_Supplied entries:_
(begin)
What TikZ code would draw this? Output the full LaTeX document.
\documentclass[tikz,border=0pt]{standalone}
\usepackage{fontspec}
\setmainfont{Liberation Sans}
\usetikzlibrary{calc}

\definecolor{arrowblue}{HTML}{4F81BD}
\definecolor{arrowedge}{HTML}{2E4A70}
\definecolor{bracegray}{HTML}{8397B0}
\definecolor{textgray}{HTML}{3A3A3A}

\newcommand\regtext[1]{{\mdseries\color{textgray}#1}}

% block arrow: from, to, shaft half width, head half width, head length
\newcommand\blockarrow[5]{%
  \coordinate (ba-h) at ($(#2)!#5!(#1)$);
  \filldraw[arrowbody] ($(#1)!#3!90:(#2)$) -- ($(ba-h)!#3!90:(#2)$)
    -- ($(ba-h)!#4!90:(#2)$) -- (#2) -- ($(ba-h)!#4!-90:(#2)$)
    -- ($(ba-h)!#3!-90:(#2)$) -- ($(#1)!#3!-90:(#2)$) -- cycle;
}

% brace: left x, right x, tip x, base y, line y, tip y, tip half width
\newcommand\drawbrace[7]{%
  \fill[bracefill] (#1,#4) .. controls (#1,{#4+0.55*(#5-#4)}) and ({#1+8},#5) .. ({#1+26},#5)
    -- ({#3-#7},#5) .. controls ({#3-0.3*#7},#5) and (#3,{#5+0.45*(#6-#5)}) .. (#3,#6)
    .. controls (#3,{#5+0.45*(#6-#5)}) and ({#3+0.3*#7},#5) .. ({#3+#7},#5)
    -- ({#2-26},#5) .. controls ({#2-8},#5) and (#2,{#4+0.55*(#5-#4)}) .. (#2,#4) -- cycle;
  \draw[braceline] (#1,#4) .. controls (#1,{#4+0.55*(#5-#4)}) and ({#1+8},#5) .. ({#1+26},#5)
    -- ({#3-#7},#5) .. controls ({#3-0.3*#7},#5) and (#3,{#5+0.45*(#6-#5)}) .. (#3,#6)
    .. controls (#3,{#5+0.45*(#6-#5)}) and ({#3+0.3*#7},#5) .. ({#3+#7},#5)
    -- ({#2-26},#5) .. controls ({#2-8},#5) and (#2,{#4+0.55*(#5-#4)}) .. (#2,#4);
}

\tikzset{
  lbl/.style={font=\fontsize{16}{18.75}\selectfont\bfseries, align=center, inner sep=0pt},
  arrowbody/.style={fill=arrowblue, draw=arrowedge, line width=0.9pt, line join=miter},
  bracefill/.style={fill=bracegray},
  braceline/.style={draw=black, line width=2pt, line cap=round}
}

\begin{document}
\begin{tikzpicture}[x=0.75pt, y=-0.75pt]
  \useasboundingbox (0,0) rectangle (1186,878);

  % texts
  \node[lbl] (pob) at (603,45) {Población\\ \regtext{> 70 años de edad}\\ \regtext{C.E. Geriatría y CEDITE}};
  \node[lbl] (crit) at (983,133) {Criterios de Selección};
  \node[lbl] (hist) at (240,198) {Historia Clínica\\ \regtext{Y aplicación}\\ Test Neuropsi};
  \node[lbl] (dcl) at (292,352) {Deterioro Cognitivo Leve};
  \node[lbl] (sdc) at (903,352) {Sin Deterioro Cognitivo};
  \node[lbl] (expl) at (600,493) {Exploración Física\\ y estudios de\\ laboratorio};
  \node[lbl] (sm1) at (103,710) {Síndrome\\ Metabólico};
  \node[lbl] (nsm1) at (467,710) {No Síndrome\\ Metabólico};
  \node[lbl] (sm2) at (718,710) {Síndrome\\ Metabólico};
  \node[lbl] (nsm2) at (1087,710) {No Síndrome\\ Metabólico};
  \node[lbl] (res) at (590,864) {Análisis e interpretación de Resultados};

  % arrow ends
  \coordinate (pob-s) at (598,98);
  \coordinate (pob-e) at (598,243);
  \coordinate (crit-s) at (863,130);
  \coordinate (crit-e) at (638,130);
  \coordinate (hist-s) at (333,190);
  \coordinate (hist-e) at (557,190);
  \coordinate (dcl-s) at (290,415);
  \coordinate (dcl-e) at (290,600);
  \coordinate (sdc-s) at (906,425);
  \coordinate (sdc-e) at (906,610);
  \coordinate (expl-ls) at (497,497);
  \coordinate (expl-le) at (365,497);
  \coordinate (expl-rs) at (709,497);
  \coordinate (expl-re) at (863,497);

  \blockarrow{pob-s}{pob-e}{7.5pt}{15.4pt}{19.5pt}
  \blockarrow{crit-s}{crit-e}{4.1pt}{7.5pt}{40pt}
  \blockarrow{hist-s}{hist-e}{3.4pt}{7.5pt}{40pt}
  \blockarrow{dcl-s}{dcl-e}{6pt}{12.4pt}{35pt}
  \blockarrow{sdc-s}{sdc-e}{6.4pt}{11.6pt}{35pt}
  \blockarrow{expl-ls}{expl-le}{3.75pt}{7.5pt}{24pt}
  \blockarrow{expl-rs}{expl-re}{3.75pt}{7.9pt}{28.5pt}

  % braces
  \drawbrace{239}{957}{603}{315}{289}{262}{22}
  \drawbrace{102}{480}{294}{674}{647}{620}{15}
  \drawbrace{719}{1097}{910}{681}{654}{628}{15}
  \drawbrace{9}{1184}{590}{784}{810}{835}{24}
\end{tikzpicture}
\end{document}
(end)
(begin)
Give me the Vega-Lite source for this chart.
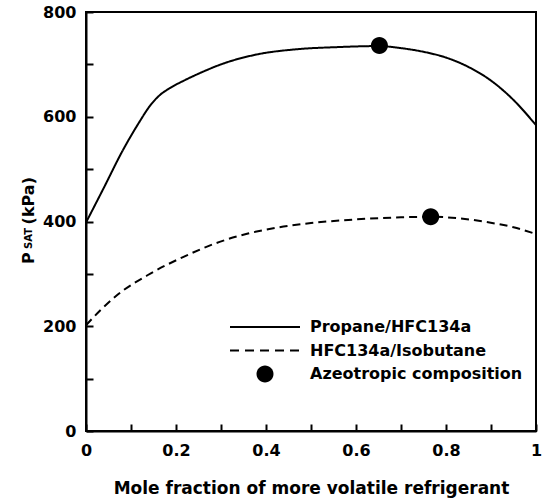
(end)
(begin)
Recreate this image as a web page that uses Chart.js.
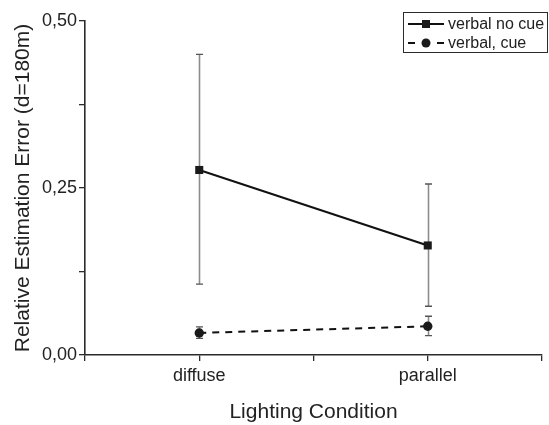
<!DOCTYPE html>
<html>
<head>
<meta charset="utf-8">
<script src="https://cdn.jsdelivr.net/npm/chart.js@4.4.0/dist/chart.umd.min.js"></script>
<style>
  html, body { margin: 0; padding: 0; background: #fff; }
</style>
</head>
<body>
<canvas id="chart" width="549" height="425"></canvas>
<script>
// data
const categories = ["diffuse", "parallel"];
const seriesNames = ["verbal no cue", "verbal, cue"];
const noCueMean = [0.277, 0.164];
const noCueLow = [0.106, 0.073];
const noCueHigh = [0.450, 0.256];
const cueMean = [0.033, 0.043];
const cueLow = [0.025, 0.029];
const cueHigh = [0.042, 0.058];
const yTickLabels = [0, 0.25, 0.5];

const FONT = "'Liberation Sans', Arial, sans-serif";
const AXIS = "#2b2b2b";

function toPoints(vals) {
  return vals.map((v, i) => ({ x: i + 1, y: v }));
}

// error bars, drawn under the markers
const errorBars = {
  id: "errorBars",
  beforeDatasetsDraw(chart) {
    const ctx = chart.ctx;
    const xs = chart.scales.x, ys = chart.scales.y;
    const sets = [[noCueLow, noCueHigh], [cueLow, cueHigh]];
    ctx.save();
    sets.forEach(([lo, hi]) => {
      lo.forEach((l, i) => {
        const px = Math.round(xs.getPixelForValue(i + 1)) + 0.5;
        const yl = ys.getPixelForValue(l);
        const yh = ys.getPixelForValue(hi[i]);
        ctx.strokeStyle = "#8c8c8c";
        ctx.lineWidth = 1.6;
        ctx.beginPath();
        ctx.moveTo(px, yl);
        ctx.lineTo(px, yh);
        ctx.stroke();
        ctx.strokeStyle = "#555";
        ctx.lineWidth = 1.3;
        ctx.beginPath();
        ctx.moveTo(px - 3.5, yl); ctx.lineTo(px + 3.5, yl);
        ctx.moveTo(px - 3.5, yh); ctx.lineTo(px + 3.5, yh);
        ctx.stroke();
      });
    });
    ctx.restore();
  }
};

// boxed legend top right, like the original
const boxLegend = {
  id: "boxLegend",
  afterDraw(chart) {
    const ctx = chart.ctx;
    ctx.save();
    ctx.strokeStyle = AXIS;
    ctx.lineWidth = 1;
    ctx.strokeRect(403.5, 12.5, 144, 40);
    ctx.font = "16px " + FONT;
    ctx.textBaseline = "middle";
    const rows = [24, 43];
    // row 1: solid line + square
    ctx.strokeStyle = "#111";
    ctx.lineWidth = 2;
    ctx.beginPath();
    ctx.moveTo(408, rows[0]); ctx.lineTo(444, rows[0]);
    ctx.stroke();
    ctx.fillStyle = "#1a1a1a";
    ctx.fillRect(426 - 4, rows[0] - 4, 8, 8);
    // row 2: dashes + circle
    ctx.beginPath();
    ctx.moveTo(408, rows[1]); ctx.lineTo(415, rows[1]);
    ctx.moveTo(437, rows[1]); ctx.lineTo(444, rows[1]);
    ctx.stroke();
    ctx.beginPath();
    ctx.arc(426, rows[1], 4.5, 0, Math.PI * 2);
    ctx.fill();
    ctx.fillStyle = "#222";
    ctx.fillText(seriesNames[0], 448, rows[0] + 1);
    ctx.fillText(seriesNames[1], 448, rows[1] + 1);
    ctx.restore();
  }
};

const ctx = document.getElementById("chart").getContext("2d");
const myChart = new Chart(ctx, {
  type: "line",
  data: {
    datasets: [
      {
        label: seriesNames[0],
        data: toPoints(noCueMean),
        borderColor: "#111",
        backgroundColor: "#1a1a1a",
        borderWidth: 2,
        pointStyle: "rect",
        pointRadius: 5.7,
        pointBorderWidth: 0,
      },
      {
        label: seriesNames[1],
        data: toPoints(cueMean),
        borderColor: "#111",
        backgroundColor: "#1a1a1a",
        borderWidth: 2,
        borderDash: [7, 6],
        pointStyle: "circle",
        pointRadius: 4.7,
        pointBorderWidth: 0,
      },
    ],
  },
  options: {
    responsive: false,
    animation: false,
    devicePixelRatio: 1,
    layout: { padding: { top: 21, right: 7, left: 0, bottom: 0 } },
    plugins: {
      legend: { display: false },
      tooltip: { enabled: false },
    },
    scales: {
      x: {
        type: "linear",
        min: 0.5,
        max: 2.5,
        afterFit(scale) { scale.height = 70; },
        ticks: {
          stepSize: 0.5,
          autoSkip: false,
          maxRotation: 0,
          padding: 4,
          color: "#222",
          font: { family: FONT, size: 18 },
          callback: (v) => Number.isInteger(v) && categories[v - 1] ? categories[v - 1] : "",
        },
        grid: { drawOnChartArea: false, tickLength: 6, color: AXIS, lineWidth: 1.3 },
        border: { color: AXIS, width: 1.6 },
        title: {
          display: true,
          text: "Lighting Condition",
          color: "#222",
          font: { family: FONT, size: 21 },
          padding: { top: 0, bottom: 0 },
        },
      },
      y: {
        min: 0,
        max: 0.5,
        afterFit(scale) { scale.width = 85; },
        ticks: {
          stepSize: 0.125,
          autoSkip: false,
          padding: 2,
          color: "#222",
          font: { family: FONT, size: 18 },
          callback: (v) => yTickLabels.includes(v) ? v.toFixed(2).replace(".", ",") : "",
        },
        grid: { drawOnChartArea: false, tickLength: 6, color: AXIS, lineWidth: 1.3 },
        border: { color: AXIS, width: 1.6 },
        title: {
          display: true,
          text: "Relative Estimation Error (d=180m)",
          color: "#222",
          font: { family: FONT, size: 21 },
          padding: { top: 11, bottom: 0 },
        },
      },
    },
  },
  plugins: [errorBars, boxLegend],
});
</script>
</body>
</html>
(end)
_Given request:_ Find how many lines include the string "this" and report that number alone.

_Task response:_ 3